The organization's annual Pride celebration in 2022 was marked with controversy over the participation of uniformed law enforcement, as the Bay Area Reporter previously reported. San Francisco Pride in September 2020 announced that the members of the Pride Alliance of the San Francisco Police Department would not be allowed to march in uniform going forward following an incident at the 2019 event in which police used force against anti-police and anti-corporate protesters who blocked the parade route for almost an hour.

The COVID pandemic pre-empted the in-person parade in 2020 and 2021, and the decision wasn't enforced until 2022. Months of discussions between police and SF Pride, and a last-minute round of negotiations just hours before Mayor London Breed raised the Pride flag outside her office officially kicking off Pride Month, brought the conflict between SF Pride and law enforcement to a temporary close. But the compromise they reached isn't permanent. This year, command staff were allowed to march in uniform while officers wore polo shirts with an SFPD insignia.

Pham said the organization will continue to discuss the matter with SFPD.
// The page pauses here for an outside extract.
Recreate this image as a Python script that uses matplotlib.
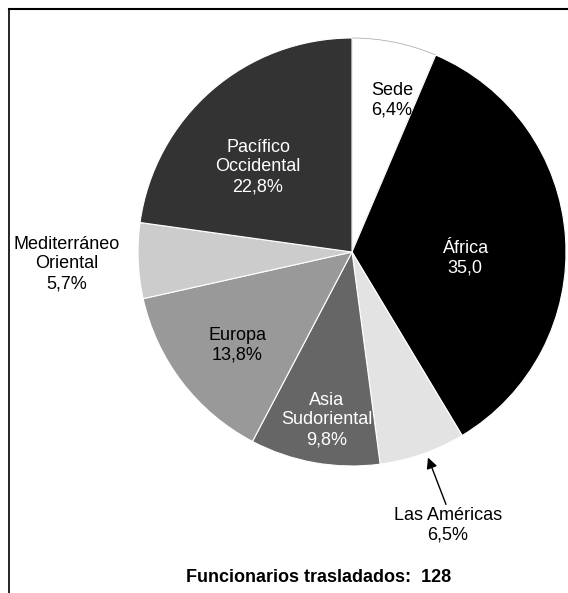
import matplotlib
matplotlib.use('Agg')
import matplotlib.pyplot as plt
from matplotlib.lines import Line2D

plt.rcParams['font.family'] = ['Liberation Sans', 'DejaVu Sans']

regiones = ['Sede', 'África', 'Las Américas', 'Asia\nSudoriental', 'Europa',
            'Mediterráneo\nOriental', 'Pacífico\nOccidental']
porcentajes = [6.4, 35.0, 6.5, 9.8, 13.8, 5.7, 22.8]
etiquetas = ['Sede\n6,4%', 'África\n35,0', 'Las Américas\n6,5%', 'Asia\nSudoriental\n9,8%',
             'Europa\n13,8%', 'Mediterráneo\nOriental\n5,7%', 'Pacífico\nOccidental\n22,8%']
colores = ['#ffffff', '#000000', '#e3e3e3', '#666666', '#999999', '#cccccc', '#333333']
color_texto = ['black', 'white', 'black', 'white', 'black', 'black', 'white']
total = 128

W, H = 568, 593
fig = plt.figure(figsize=(W / 100, H / 100), dpi=100)

# pie centre (352, 252) px, radius 214 px
cx, cy, r = 352, 252, 214
ax = fig.add_axes([(cx - r) / W, (H - cy - r) / H, 2 * r / W, 2 * r / H])
wedges, _ = ax.pie(porcentajes, colors=colores, startangle=90, counterclock=False,
                   radius=1, wedgeprops=dict(edgecolor='white', linewidth=0.8))
wedges[0].set_edgecolor('#b0b0b0')
wedges[0].set_linewidth(0.6)
ax.set_xlim(-1, 1)
ax.set_ylim(-1, 1)
ax.set_aspect('equal')
ax.axis('off')

# label positions in pixels (x, y from top)
pos = [(392, 100), (465, 258), (448, 525), (327, 420), (237, 345), (67, 264), (258, 167)]
for et, (px, py), c in zip(etiquetas, pos, color_texto):
    fig.text(px / W, 1 - py / H, et, ha='center', va='center', fontsize=13,
             color=c, linespacing=1.22)

# arrow to Las Américas
fig.add_artist(matplotlib.patches.FancyArrowPatch(
    (447 / W, 1 - 507 / H), (427 / W, 1 - 455 / H), transform=fig.transFigure,
    arrowstyle='-|>', mutation_scale=16, color='black', linewidth=1.0))

fig.text(319 / W, 1 - 577 / H, f'Funcionarios trasladados:  {total}',
         ha='center', va='center', fontsize=13, fontweight='bold')

# frame lines (top and left)
fig.add_artist(Line2D([9 / W, 1], [1 - 9 / H, 1 - 9 / H], color='black', linewidth=1.5,
                      transform=fig.transFigure))
fig.add_artist(Line2D([9 / W, 9 / W], [1 - 9 / H, 0], color='black', linewidth=1.2,
                      transform=fig.transFigure))

fig.savefig('out.png', dpi=100)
"We expect to continue our discussions with the Pride Alliance," said Pham, referring to the SFPD LGBTQ police association. "There is still work to be done, but we are glad we reached the agreement in 2022 and we will continue to work to ensure all members of our community are heard, including those who are most marginalized."

Of course, those aren't the only issues Pham will face. In addition, there's determining whether local civic groups will be allowed to manage alcohol sales during Pride, but Pham said that a production company for the event hasn't even been chosen yet, so that decision is still a ways off.

Other matters to be dealt with include meeting increased revenue needs, he said, as well as the increased costs to produce the event, and diversifying revenue streams. The city's fiscal year 2022-2023 budget included $300,000 for the Pride committee to help it recover from having to mothball its in-person parade and celebration the last two years due to the COVID pandemic.

Despite all the work Pham faces, he told the B.A.R. that taking the post was a way of giving back, and of giving representation to the city's diverse communities.

"Marched in every parade since 2001," he said. "It is a calling and a way of giving back. I love my community, my organization. I am a happy warrior. A third of San Francisco's population are of Asian descent, and violence within our community has been on the rise. So, visibility and representation is important to our community."